Given problem — Return each line of the records holding the string "TypeScript".

Entries —
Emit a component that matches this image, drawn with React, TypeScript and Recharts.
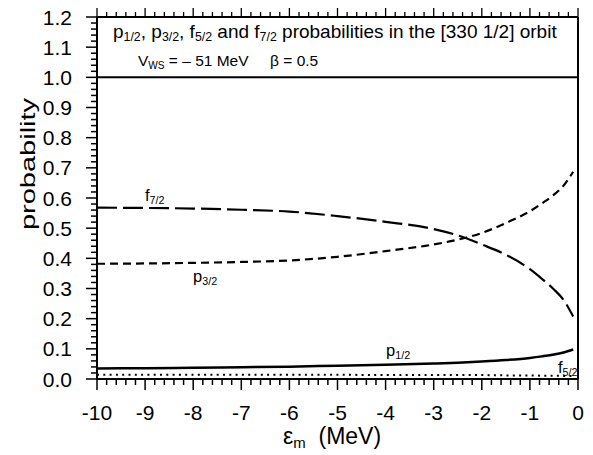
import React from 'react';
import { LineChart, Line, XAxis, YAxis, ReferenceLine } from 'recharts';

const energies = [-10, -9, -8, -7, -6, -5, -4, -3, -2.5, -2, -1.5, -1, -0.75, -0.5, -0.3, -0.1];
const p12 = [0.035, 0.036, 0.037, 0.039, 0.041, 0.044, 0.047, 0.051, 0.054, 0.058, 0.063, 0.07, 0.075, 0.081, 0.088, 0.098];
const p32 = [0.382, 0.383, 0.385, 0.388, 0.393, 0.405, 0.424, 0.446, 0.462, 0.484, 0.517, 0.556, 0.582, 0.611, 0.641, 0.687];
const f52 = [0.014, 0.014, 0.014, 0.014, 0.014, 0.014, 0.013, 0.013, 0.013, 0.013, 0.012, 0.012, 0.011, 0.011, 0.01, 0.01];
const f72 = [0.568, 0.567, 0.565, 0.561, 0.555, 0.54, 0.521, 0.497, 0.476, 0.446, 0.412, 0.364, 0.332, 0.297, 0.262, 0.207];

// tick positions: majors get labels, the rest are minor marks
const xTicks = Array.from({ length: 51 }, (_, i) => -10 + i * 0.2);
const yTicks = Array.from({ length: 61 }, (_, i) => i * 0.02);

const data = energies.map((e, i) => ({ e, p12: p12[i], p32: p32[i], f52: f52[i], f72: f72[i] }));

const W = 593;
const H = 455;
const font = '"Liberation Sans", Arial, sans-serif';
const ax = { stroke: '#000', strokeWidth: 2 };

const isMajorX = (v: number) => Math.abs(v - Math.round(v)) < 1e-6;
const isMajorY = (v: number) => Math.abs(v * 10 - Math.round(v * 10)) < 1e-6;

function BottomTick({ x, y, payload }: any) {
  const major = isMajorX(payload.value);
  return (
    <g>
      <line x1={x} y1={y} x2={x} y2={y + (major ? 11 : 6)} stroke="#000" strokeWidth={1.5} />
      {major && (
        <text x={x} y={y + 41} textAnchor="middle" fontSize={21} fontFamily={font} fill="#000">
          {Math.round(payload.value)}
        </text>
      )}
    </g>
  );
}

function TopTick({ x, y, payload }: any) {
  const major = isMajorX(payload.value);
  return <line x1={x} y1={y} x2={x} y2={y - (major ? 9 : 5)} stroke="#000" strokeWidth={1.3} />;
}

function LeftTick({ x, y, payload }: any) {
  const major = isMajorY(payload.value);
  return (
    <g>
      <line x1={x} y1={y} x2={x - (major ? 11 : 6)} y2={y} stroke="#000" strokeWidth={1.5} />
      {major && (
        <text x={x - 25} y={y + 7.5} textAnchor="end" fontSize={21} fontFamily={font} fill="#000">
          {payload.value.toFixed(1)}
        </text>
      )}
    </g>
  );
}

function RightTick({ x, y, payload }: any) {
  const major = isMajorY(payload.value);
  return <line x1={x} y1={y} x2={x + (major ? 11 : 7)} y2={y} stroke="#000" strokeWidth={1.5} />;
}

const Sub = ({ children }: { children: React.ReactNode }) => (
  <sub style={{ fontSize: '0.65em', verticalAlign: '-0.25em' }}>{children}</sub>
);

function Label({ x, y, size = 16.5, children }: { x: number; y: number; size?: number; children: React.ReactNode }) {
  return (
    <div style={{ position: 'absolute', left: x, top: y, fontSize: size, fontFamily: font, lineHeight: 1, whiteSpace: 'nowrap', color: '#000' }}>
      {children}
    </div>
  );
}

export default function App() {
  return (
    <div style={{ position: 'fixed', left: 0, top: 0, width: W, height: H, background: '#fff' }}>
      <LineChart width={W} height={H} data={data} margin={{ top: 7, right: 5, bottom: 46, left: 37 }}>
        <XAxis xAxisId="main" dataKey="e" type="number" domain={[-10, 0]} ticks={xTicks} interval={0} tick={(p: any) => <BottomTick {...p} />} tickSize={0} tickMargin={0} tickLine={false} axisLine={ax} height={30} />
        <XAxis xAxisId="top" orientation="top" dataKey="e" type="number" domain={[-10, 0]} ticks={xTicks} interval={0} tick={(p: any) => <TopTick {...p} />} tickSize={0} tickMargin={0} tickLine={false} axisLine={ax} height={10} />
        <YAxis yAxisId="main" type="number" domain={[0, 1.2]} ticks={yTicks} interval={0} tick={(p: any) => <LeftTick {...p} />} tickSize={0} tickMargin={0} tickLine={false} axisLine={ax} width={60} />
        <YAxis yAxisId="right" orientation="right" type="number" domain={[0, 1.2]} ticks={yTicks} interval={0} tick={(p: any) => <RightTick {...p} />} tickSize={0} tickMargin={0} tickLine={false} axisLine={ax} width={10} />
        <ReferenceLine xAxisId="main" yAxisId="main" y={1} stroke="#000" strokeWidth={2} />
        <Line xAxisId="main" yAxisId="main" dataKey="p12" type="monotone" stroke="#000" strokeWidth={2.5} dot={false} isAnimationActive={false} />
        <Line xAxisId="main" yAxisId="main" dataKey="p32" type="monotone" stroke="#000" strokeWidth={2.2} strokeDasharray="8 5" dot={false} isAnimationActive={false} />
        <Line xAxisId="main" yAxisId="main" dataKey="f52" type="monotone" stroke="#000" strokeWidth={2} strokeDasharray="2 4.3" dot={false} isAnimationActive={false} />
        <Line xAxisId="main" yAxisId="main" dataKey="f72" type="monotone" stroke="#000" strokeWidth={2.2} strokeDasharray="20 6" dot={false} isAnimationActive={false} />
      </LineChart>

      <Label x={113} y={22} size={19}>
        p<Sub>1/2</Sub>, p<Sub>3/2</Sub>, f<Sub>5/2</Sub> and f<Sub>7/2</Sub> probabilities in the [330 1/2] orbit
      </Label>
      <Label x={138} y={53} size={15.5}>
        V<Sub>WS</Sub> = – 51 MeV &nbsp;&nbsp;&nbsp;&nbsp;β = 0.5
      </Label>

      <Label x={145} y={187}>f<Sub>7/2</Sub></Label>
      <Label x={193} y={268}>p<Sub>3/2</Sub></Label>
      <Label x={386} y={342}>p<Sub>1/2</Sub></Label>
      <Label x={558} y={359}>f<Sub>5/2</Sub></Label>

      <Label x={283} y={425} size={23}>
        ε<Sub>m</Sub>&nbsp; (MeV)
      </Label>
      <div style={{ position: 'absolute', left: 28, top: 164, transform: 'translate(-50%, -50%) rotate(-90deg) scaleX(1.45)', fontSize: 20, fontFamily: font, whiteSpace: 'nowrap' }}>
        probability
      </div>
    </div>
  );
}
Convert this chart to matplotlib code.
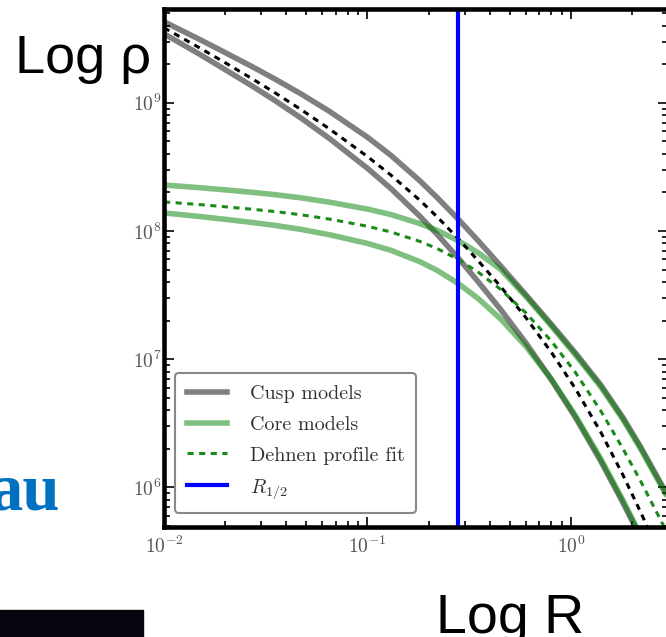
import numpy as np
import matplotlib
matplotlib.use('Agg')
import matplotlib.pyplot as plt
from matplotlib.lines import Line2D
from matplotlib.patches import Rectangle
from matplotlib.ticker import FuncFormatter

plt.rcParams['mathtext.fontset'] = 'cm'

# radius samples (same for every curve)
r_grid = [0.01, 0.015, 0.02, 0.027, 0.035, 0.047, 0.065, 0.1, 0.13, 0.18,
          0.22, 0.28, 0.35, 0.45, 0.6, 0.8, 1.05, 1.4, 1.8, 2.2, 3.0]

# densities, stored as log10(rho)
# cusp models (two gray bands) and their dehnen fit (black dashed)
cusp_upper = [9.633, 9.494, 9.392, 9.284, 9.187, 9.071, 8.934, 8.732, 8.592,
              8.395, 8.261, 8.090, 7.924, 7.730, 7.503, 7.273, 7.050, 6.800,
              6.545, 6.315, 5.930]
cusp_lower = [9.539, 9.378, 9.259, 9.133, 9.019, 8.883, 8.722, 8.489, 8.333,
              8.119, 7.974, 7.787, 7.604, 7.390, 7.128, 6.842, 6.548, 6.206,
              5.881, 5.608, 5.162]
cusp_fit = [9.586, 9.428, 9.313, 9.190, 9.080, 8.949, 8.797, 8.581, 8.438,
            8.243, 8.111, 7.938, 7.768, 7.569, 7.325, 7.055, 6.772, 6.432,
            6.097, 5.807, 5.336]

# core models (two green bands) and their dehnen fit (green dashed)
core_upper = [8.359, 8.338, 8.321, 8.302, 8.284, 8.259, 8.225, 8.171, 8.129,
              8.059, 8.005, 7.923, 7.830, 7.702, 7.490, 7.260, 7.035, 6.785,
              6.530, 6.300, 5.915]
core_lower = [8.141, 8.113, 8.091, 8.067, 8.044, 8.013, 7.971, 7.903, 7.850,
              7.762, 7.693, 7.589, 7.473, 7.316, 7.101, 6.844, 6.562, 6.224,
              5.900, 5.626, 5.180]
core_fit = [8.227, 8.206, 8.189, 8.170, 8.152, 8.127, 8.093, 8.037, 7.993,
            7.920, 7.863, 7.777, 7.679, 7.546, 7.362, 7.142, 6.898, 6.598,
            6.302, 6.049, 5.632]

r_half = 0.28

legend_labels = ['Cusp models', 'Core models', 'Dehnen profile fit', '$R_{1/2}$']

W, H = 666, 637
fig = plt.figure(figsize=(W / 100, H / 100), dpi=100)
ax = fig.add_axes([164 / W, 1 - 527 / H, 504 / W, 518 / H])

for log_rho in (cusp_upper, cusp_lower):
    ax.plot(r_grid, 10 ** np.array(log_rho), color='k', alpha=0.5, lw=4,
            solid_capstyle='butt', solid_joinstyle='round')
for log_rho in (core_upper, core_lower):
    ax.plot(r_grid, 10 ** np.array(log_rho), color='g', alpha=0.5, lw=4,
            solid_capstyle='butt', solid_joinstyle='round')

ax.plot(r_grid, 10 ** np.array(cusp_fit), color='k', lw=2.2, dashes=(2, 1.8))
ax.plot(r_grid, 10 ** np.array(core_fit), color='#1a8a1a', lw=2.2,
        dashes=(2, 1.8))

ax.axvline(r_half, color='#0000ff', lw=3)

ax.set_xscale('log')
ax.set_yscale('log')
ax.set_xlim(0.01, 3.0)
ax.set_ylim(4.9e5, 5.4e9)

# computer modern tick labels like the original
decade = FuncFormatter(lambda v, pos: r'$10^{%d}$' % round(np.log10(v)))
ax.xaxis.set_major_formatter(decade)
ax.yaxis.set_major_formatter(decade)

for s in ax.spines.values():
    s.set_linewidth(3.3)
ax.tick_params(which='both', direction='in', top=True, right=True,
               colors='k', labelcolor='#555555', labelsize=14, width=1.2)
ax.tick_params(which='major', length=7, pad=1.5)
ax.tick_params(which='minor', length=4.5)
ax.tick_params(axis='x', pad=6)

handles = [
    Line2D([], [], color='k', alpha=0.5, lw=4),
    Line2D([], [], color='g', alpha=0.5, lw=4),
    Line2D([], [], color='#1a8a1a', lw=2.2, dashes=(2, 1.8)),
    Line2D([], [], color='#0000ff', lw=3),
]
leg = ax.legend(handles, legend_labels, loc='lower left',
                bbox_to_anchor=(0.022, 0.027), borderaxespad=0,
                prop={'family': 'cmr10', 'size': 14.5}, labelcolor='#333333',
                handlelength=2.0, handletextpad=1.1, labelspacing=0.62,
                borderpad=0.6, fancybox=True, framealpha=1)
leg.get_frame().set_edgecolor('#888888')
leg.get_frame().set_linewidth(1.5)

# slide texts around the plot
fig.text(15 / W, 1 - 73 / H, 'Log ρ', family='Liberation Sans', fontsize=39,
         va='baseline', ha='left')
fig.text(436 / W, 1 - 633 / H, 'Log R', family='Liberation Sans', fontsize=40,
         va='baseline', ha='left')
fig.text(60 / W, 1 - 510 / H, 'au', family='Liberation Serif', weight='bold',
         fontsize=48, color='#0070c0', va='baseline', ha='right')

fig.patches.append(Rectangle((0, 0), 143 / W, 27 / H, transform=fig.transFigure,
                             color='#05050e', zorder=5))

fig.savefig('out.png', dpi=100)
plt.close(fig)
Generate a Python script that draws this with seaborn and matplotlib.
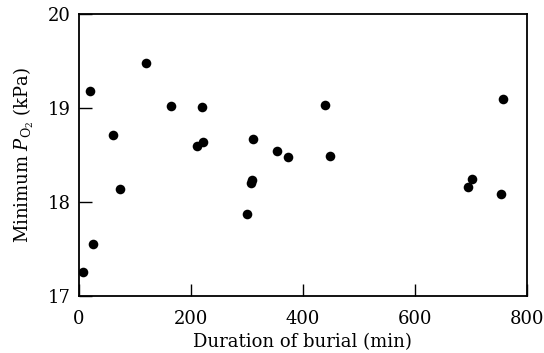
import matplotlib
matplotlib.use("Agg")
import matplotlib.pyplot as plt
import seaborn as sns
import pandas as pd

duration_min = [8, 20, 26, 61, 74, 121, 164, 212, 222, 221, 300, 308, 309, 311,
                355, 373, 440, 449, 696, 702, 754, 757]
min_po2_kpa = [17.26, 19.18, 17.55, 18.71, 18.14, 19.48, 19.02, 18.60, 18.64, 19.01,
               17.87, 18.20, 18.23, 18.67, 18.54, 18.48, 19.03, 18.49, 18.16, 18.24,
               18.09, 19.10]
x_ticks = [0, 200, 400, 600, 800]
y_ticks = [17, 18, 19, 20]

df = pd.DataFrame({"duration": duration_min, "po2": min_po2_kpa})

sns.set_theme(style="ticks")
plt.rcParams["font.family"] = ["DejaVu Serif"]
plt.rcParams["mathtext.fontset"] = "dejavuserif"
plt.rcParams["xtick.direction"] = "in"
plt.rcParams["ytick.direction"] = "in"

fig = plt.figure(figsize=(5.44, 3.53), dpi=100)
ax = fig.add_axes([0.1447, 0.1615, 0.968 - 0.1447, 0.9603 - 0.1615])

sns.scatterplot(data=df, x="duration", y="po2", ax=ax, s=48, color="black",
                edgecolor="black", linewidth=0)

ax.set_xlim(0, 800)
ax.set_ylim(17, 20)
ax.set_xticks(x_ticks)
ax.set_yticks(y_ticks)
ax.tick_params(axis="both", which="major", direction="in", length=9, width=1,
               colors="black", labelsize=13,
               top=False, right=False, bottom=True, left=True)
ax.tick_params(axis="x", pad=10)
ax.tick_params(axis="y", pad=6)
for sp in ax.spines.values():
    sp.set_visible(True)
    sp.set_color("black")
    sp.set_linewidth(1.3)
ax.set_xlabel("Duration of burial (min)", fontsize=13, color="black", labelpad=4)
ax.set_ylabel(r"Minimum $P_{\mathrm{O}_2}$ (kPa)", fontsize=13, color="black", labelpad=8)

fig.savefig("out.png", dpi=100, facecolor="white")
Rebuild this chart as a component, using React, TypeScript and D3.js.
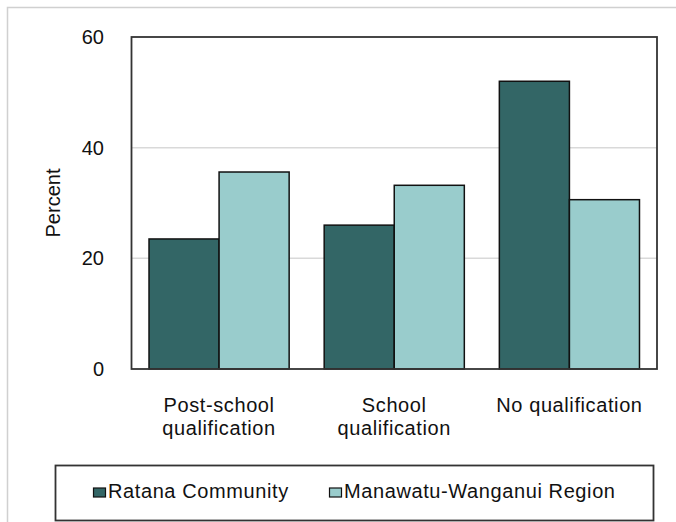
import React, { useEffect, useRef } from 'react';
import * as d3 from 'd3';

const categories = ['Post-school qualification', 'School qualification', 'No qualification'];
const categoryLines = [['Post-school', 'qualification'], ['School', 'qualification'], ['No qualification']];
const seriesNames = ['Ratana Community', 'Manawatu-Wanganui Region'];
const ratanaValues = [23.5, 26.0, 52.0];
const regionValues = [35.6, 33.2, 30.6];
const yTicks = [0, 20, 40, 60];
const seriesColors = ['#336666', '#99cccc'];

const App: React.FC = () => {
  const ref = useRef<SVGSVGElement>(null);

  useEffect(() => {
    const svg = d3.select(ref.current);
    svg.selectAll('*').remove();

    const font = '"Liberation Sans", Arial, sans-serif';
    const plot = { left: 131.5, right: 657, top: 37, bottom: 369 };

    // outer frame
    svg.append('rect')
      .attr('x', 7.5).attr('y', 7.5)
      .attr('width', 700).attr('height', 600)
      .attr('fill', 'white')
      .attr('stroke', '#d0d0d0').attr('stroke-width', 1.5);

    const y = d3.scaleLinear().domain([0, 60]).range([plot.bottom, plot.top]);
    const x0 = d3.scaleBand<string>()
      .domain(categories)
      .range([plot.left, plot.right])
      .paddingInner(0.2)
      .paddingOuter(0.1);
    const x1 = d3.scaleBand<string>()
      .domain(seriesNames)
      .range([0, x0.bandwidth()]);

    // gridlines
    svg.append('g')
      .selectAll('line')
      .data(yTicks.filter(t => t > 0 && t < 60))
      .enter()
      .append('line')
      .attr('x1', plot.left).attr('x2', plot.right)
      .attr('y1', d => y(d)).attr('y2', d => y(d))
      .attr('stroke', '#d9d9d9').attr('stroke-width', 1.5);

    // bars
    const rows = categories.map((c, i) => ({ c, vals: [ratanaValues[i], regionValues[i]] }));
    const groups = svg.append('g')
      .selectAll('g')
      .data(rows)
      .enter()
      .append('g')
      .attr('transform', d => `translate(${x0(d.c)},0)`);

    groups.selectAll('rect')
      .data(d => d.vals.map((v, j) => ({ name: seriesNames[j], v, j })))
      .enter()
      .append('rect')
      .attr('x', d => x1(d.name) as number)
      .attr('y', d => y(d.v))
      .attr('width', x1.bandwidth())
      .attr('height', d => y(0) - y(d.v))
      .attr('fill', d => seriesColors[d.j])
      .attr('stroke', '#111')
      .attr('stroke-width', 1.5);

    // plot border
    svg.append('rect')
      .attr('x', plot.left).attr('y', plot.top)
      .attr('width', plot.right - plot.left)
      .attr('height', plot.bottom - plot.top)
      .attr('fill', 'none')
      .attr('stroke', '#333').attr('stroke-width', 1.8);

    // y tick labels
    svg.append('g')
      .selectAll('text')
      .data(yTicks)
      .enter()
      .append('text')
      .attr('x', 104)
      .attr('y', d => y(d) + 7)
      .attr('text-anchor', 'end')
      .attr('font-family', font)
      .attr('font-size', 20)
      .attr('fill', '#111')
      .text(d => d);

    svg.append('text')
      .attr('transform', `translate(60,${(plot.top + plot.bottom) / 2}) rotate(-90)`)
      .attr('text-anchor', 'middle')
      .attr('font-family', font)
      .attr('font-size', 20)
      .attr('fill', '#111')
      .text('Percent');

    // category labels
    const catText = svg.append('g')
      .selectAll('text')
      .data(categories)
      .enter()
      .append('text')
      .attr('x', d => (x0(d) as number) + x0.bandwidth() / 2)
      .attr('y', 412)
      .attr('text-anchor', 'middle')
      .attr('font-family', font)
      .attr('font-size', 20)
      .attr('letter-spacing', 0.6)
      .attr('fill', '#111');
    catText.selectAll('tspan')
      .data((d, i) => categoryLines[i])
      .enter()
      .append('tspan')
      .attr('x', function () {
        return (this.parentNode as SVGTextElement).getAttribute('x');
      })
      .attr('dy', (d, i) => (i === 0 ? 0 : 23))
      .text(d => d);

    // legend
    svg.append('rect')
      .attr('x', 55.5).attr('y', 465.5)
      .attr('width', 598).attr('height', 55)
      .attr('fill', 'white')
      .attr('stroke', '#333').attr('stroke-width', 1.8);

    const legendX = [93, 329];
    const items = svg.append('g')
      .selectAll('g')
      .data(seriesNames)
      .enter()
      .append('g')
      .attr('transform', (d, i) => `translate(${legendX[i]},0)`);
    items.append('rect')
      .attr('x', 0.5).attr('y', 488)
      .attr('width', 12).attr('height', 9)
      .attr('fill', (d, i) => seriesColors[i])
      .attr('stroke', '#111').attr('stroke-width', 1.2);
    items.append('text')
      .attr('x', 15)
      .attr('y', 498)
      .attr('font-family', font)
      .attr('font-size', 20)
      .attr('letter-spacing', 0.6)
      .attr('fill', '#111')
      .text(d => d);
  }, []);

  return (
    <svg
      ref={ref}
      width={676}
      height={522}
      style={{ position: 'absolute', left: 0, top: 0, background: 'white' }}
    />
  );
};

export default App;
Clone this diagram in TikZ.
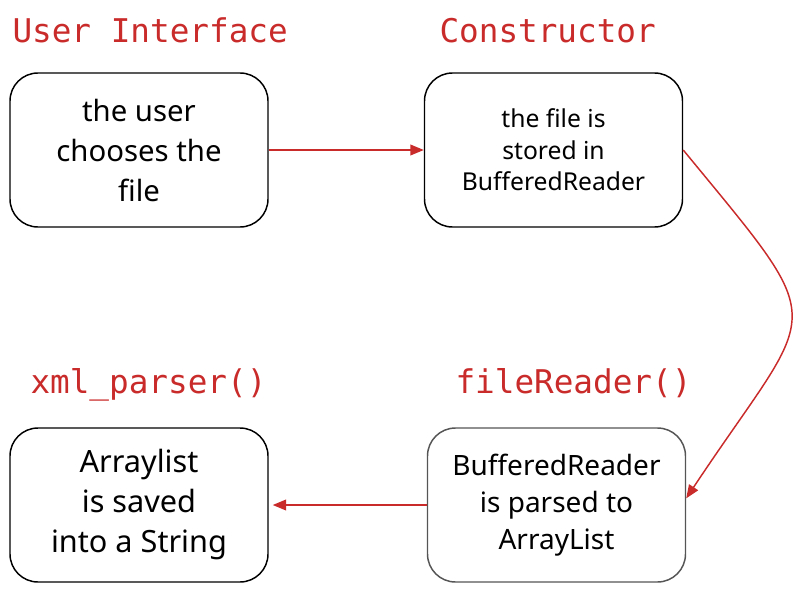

Answer for the task —
Emit a component that matches this image, drawn with React, TypeScript and Recharts.
Rebuild this chart as a component, using React, TypeScript and D3.js.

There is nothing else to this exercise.